Перед окнами дачи тянулась зелёная просека. Если идти по ней, минутах в пяти оказывался слева лёгкий забор, за которым стоял еловый лес. И в этом лесу простая дачка была приспособлена под храм. Лишь небольшой крест, тонувший в ветвях, показывал, что тут - церковь.
Сюда мы бегали без тропинок, через лес, неизменно пролезая сквозь дырку в заборе.
Иконостас отгораживал алтарь. Обслуживала храм одна милая старушка, которая зажигала лампады. К нашему великому удовольствию, она доверяла Коле и мне ходить во время богослужения за тарелочным сбором. Мы сияли от счастья и неизменно низко кланялись, когда нам кто-то клал деньги. Во время чтения поминаний нам разрешали выходить на улицу. Тогда мы бежали под ели и собирали букетики земляники, остерегаясь съесть хоть одну ягодку. Ведь тогда нельзя будет причащаться! Наши подружки Люся и Вера Этгерт поочерёдно бегали под окошко избушки, чтобы прислушиваться к пению. Они делали испуганные, страшные глазёнки и кричали нам: "Херувимская, а мы тут!" Тогда мы мчались в церковь, подходили к тёте Варе, нашей воспитательнице, и отдавали ей на сохранение свои букетики, чтобы после Святого Причастия получить их обратно для съедения.

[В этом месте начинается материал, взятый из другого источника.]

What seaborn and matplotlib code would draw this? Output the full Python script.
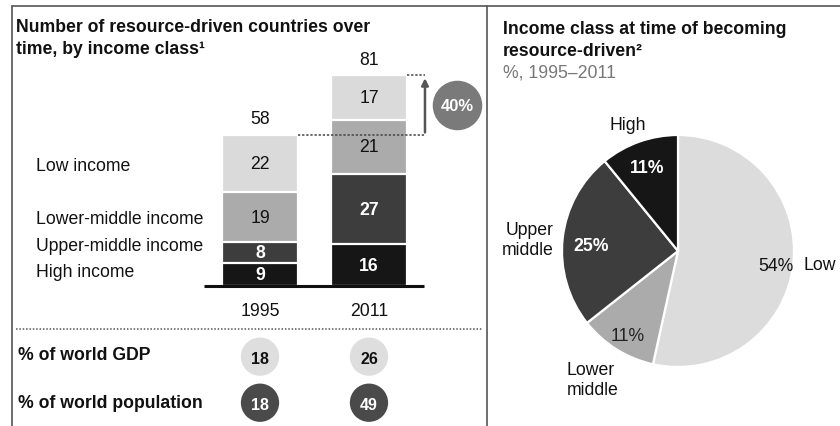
"""Resource-driven countries by income class: stacked bars + pie."""

import matplotlib

matplotlib.use("Agg")

import matplotlib.pyplot as plt
import numpy as np
import pandas as pd
import seaborn as sns
from matplotlib import transforms

# ---- data ----
years = ["1995", "2011"]
income_classes = ["High income", "Upper-middle income", "Lower-middle income", "Low income"]
high_income = [9, 16]
upper_middle = [8, 27]
lower_middle = [19, 21]
low_income = [22, 17]
growth_label = "40%"

gdp_share = [18, 26]
population_share = [18, 49]

pie_labels = ["Low", "Lower\nmiddle", "Upper\nmiddle", "High"]
pie_shares = [54, 11, 25, 11]

# greys, dark to light (bottom to top of the stack)
CLASS_COLOURS = ["#161616", "#3d3d3d", "#ababab", "#dadada"]
VALUE_COLOURS = ["white", "white", "#111111", "#111111"]
PIE_COLOURS = ["#dcdcdc", "#ababab", "#3d3d3d", "#161616"]

W, H = 840, 427
FONT = 12.7

sns.set_theme(style="white")
plt.rcParams["font.family"] = ["Liberation Sans", "DejaVu Sans"]
plt.rcParams["text.color"] = "#111111"


def fx(px):
    return px / W


def fy(px_from_top):
    return 1 - px_from_top / H


fig = plt.figure(figsize=(W / 100, H / 100), dpi=100)

# ---- frame ----
frame_kw = dict(color="#555555", lw=1.2, transform=fig.transFigure)
fig.add_artist(plt.Line2D([fx(12), fx(840)], [fy(7), fy(7)], **frame_kw))
fig.add_artist(plt.Line2D([fx(12), fx(12)], [fy(7), fy(427)], **frame_kw))
fig.add_artist(plt.Line2D([fx(487), fx(487)], [fy(7), fy(427)], **frame_kw))

# ---- stacked bars ----
stack = pd.DataFrame(
    {"year": years, **dict(zip(income_classes, [high_income, upper_middle, lower_middle, low_income]))}
)
cum = stack[income_classes].cumsum(axis=1)
totals = cum[income_classes[-1]]

px_per_unit = 2.6
base_px = 287
bar_ax = fig.add_axes([fx(204), fy(base_px), fx(424) - fx(204), 110 * px_per_unit / H])
# draw cumulative layers from the top down so each lower class overlays the one above
for cls, colour in reversed(list(zip(income_classes, CLASS_COLOURS))):
    sns.barplot(
        x=stack["year"], y=cum[cls], color=colour, width=0.7,
        edgecolor="white", linewidth=1.6, saturation=1, ax=bar_ax,
    )
bar_ax.set_xlim(-0.514, 1.505)
bar_ax.set_ylim(0, 110)
bar_ax.axis("off")
bar_ax.hlines(0, -0.514, 1.505, color="#111111", lw=2.2, clip_on=False, zorder=5)

for i, yr in enumerate(years):
    prev = 0
    for cls, tcol in zip(income_classes, VALUE_COLOURS):
        val = stack.loc[i, cls]
        bold = tcol == "white"
        bar_ax.text(i, prev + val / 2, str(val), ha="center", va="center", color=tcol,
                    fontsize=FONT, fontweight="bold" if bold else "normal")
        prev += val
    bar_ax.text(i, totals[i] + 3, str(totals[i]), ha="center", va="bottom", fontsize=FONT)
    bar_ax.text(i, -6, yr, ha="center", va="top", fontsize=FONT)

# growth marker: dotted guides, arrow and bubble
arrow_x = 1.514
bar_ax.hlines(totals[0], 0.35, arrow_x, colors="#444444", linestyles=(0, (1.5, 1.2)), lw=1.1, clip_on=False)
bar_ax.hlines(totals[1], 1.35, arrow_x, colors="#444444", linestyles=(0, (1.5, 1.2)), lw=1.1, clip_on=False)
bar_ax.annotate("", xy=(arrow_x, totals[1]), xytext=(arrow_x, totals[0]), annotation_clip=False,
                arrowprops=dict(arrowstyle="-|>", color="#555555", lw=1.8, mutation_scale=10))
bubble_y = (totals[0] + totals[1]) / 2
bar_ax.scatter([1.807], [bubble_y], s=1200, color="#7a7a7a", clip_on=False, zorder=4)
bar_ax.text(1.807, bubble_y, growth_label, ha="center", va="center", color="white",
            fontsize=FONT - 0.8, fontweight="bold", zorder=5)

# category labels on the left, level with their 1995 segments
lab_tr = transforms.blended_transform_factory(fig.transFigure, bar_ax.transData)
label_y = {"Low income": 46.5, "Lower-middle income": 26, "Upper-middle income": 15.5, "High income": 5.5}
for cls in income_classes:
    bar_ax.text(fx(36), label_y[cls], cls, transform=lab_tr, ha="left", va="center", fontsize=FONT)

# ---- titles ----
title_kw = dict(ha="left", va="center", fontsize=FONT, fontweight="bold")
fig.text(fx(16), fy(28), "Number of resource-driven countries over", **title_kw)
fig.text(fx(16), fy(50), "time, by income class\u00b9", **title_kw)
fig.text(fx(503), fy(29), "Income class at time of becoming", **title_kw)
fig.text(fx(503), fy(51), "resource-driven\u00b2", **title_kw)
fig.text(fx(503), fy(73), "%, 1995\u20132011", ha="left", va="center", fontsize=FONT, color="#777777")

# ---- share table below the bars ----
fig.add_artist(plt.Line2D([fx(16), fx(482)], [fy(330), fy(330)], color="#555555", lw=1.1,
                          linestyle=(0, (1, 1.2)), transform=fig.transFigure))
tab_ax = fig.add_axes([fx(204), 0, fx(424) - fx(204), 97 / H])
tab_ax.set_xlim(-0.514, 1.505)
tab_ax.set_ylim(1.5, -0.5)
tab_ax.axis("off")
rows = pd.DataFrame({
    "x": [0, 1, 0, 1],
    "row": [0, 0, 1, 1],
    "value": gdp_share + population_share,
    "kind": ["gdp", "gdp", "pop", "pop"],
})
tab_y = {0: 0.07, 1: 1.02}
sns.scatterplot(x=rows["x"], y=rows["row"].map(tab_y), hue=rows["kind"],
                palette={"gdp": "#dedede", "pop": "#4a4a4a"},
                s=760, linewidth=0, legend=False, ax=tab_ax, clip_on=False)
for _, r in rows.iterrows():
    tab_ax.text(r["x"], tab_y[r["row"]] + 0.04, str(r["value"]), ha="center", va="center",
                fontsize=FONT - 1.2, fontweight="bold",
                color="#111111" if r["kind"] == "gdp" else "white")
row_tr = transforms.blended_transform_factory(fig.transFigure, tab_ax.transData)
row_kw = dict(transform=row_tr, ha="left", va="center", fontsize=FONT, fontweight="bold")
tab_ax.text(fx(18), 0.02, "% of world GDP", **row_kw)
tab_ax.text(fx(18), 1.02, "% of world population", **row_kw)

# ---- pie ----
cx, cy, r = 678, 252, 116
pie_ax = fig.add_axes([fx(cx - r), fy(cy + r), 2 * r / W, 2 * r / H])
wedges, _ = pie_ax.pie(pie_shares, colors=PIE_COLOURS, startangle=90, counterclock=False,
                       wedgeprops=dict(edgecolor="white", linewidth=1.6))
pie_ax.set_xlim(-1, 1)
pie_ax.set_ylim(-1, 1)
pie_ax.axis("off")

inner = [
    (0.85, "#111111", "normal"),
    (0.82, "#222222", "normal"),
    (0.75, "white", "bold"),
    (0.80, "white", "bold"),
]
for w, share, (rad, col, weight) in zip(wedges, pie_shares, inner):
    ang = np.deg2rad((w.theta1 + w.theta2) / 2)
    pie_ax.text(rad * np.cos(ang), rad * np.sin(ang) - 0.03, f"{share}%", ha="center", va="center",
                color=col, fontsize=FONT, fontweight=weight, clip_on=False)

outer = {
    "Low": (1.08, -0.12, "left"),
    "Lower\nmiddle": (-0.96, -1.11, "left"),
    "Upper\nmiddle": (-1.07, 0.10, "right"),
    "High": (-0.43, 1.09, "center"),
}
for name in pie_labels:
    x, y, ha = outer[name]
    pie_ax.text(x, y, name, ha=ha, va="center", fontsize=FONT, linespacing=1.25, clip_on=False)

fig.savefig("out.png", dpi=100)
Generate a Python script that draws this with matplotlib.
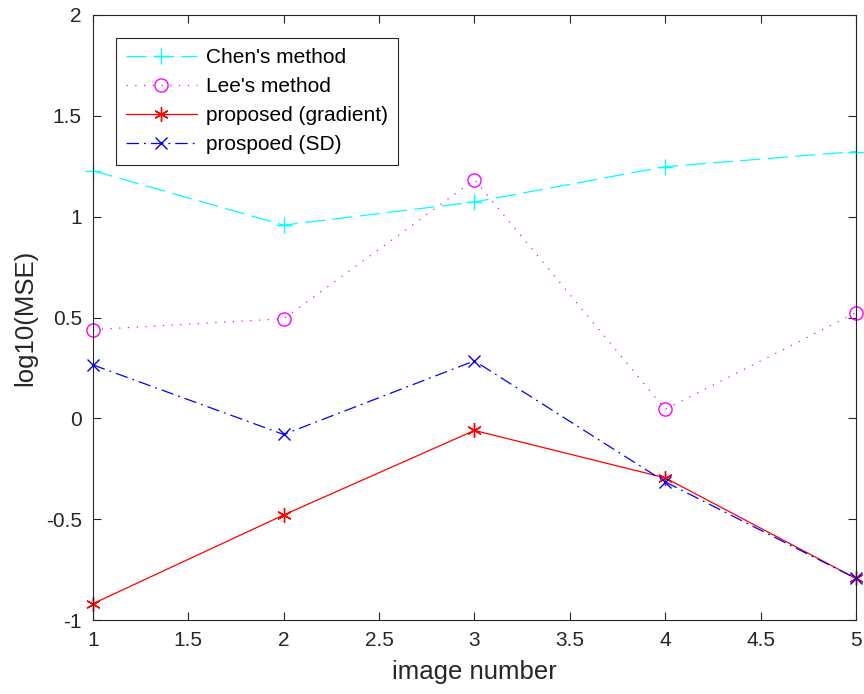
import matplotlib
matplotlib.use("Agg")
import matplotlib.pyplot as plt

plt.rcParams['font.family'] = ['Liberation Sans', 'DejaVu Sans']

image_number = [1, 2, 3, 4, 5]
chen = [1.228, 0.958, 1.073, 1.248, 1.323]
lee = [0.440, 0.494, 1.183, 0.045, 0.524]
proposed_gradient = [-0.919, -0.479, -0.060, -0.295, -0.794]
proposed_sd = [0.265, -0.080, 0.285, -0.315, -0.794]

fig = plt.figure(figsize=(8.64, 6.94), dpi=100)
ax = fig.add_axes([0.1076, 0.1066, 0.8831, 0.8718])

lw = 0.9
ax.plot(image_number, chen, color='#00FFFF', linestyle=(0, (16, 6)), linewidth=lw,
        marker='+', markersize=12, markeredgewidth=1.0, label="Chen's method",
        clip_on=False)
ax.plot(image_number, lee, color='#FF00FF', linestyle=(0, (1, 6)), linewidth=lw,
        marker='o', markersize=9.5, markerfacecolor='none', markeredgewidth=1.0,
        label="Lee's method", clip_on=False)
ax.plot(image_number, proposed_gradient, color='#FF0000', linestyle='-', linewidth=lw,
        marker=(6, 2, 0), markersize=10.5, markeredgewidth=1.0, label='proposed (gradient)',
        clip_on=False)
ax.plot(image_number, proposed_sd, color='#0000FF', linestyle=(0, (10, 4, 1.5, 4)), linewidth=lw,
        marker='x', markersize=9, markeredgewidth=1.0, label='prospoed (SD)',
        clip_on=False)

ax.set_xlim(1, 5)
ax.set_ylim(-1, 2)
ax.set_xticks([1, 1.5, 2, 2.5, 3, 3.5, 4, 4.5, 5])
ax.set_xticklabels(['1', '1.5', '2', '2.5', '3', '3.5', '4', '4.5', '5'])
ax.set_yticks([-1, -0.5, 0, 0.5, 1, 1.5, 2])
ax.set_yticklabels(['-1', '-0.5', '0', '0.5', '1', '1.5', '2'])

ax.tick_params(direction='in', top=True, right=True, length=6, width=0.8,
               colors='#262626', labelsize=15, pad=8)
for s in ax.spines.values():
    s.set_color('#262626')
    s.set_linewidth(0.8)

ax.set_xlabel('image number', fontsize=18.5, color='#262626', labelpad=7)
ax.set_ylabel('log10(MSE)', fontsize=18.5, color='#262626', labelpad=6)

leg = ax.legend(loc='upper left', bbox_to_anchor=(0.0301, 0.9625), fontsize=15,
                handlelength=3.37, handletextpad=0.45, labelspacing=0.48,
                borderpad=0.5, borderaxespad=0, fancybox=False, framealpha=1,
                edgecolor='#262626')
leg.get_frame().set_linewidth(0.8)

fig.savefig('out.png', dpi=100)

В памяти моей сохранился один памятный вечер. Обыкновенно полный храм в этот вечер был совсем пуст: старушка у входа, двое певчих и я. А за окнами шумели деревья, моросил дождь и было уже совсем темно. Мне было так хорошо, что не хотелось уходить. Домой не тянуло. Я любовалась слабым мерцанием лампад (электричества в Загорянке нигде ещё не было), знакомый голос старенького отца Петра тихо произносил молитвы. Мне было лет пять-шесть, смысла слов я ещё не понимала, но слушала молитвы с удовольствием. "Хоть бы век тут пробыть", - думала я. Неожиданно прибежал братец Коля.
- Ты, наверно, боишься одна идти через тёмный лес? - спросил он.
- Я не собиралась уходить, - ответила я.
- Однако пойдём. Тебя ждут ужинать и спать, - сказал он.
Мы вышли. Несколько минут тьма кругом была непроглядная, но я шла за Колей и не боялась. Но вот среди стволов заблестело окошко, за которым у нас горела керосиновая лампа. Мы облегчённо вздохнули и побежали по мокрой траве к дому. Так бывает у детей: рассудок ещё молчит, а сердце чувствует благодать Божию и начинает любить. Я в те годы очень любила тётю Варю (графиню Бутурлину), нашу гувернантку. Она была всегда ровная, тихая, грустная, никогда не смеялась, но и не плакала. Она любила ходить в Елоховский собор на службы и брала нас с собой. Мы покорно стояли в толпе, ждали "Отче наш", после чего всегда шли домой. Не причащались. Причащаться ходили мы только с родителями. Ездили в далёкие храмы на трамвае. Почему? Вопросами мы не задавались, принимали просто, по-детски, все происходящее.